'''

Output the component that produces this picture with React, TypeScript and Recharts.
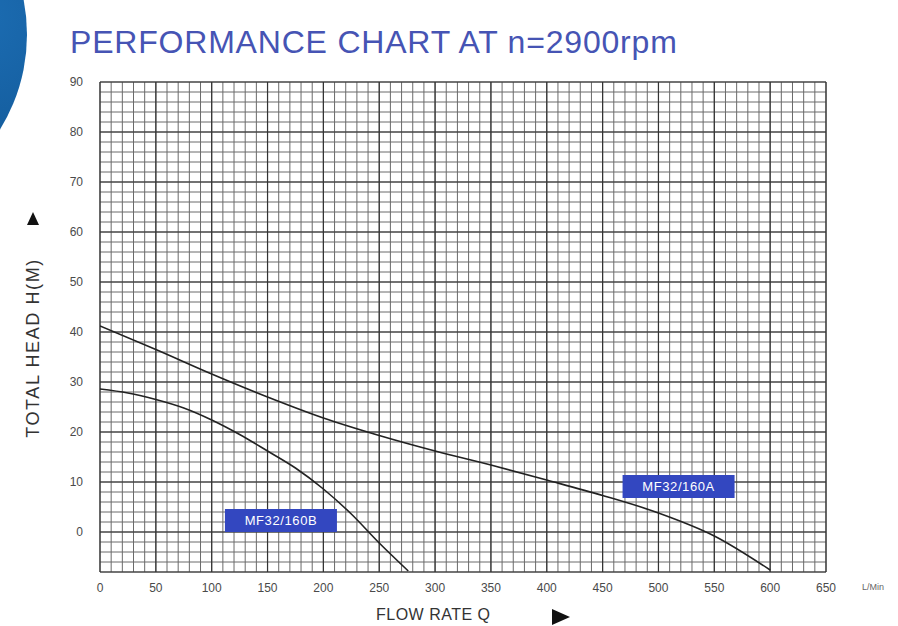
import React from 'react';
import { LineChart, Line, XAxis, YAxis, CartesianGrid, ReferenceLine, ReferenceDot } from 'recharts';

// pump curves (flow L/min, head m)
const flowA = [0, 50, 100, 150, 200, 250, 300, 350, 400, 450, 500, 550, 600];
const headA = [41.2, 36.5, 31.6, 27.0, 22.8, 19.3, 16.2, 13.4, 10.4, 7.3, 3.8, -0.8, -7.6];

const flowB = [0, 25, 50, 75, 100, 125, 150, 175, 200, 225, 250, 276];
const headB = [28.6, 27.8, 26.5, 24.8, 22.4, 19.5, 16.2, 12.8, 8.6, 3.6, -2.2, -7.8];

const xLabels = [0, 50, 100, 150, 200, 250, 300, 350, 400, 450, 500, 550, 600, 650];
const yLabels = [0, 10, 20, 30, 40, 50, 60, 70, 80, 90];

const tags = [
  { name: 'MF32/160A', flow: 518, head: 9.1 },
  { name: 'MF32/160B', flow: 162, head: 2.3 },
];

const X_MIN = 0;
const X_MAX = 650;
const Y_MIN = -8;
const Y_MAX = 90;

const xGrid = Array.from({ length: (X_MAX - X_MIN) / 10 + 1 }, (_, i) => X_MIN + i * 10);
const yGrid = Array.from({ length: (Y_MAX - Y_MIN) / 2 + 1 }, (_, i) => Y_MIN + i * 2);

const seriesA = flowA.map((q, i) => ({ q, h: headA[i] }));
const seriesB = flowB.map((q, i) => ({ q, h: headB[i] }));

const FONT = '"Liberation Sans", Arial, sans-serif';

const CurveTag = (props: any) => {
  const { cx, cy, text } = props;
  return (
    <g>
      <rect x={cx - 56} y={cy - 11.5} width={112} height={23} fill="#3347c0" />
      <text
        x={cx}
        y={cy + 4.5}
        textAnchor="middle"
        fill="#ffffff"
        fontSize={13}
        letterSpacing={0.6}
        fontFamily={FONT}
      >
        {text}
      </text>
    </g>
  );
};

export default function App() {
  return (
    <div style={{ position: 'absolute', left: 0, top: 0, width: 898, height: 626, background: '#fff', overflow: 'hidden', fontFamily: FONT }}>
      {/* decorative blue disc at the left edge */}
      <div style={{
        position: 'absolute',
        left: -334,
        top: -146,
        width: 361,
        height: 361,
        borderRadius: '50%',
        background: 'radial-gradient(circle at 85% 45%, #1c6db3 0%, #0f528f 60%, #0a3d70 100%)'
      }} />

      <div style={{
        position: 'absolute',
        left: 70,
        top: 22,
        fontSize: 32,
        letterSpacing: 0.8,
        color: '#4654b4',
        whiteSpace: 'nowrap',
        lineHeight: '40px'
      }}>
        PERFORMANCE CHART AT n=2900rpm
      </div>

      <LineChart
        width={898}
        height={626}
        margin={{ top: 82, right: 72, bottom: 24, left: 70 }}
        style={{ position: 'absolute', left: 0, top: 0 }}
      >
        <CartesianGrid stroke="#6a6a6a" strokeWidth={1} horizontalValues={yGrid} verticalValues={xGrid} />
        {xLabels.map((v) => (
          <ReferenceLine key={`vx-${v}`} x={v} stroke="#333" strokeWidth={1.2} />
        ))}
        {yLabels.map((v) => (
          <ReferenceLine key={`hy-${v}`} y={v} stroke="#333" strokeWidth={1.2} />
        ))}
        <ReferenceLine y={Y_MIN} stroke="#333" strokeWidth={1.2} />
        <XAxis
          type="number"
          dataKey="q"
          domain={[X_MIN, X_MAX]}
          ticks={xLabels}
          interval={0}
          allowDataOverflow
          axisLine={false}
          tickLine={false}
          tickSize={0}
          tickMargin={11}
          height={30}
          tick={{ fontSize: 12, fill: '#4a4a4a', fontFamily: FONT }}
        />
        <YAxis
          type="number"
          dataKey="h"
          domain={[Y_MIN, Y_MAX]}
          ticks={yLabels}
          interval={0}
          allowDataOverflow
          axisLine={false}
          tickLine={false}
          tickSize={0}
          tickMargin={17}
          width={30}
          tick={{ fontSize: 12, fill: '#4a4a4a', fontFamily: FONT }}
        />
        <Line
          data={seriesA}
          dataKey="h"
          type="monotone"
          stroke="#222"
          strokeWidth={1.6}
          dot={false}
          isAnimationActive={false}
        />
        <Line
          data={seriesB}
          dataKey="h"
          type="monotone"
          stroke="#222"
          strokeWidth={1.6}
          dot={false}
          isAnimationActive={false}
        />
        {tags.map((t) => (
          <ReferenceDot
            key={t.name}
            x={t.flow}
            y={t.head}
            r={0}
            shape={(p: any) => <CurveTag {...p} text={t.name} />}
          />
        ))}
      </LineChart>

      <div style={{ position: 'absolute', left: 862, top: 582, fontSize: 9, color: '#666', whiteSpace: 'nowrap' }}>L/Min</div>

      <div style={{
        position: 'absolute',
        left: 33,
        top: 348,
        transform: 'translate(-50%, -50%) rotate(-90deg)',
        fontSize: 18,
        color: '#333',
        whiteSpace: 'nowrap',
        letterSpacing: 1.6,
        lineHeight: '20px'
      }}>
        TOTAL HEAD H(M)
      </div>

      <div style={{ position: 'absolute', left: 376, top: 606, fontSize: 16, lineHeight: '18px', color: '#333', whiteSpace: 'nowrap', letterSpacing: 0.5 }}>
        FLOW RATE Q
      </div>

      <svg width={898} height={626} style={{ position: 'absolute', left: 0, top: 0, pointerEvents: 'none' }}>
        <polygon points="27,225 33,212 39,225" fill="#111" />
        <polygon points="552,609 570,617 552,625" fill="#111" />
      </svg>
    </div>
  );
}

'''

> **THE REQUEST**
Pick out the lines above containing the word "React", then copy them.

> **SOLUTION**
Output the component that produces this picture with React, TypeScript and Recharts.
import React from 'react';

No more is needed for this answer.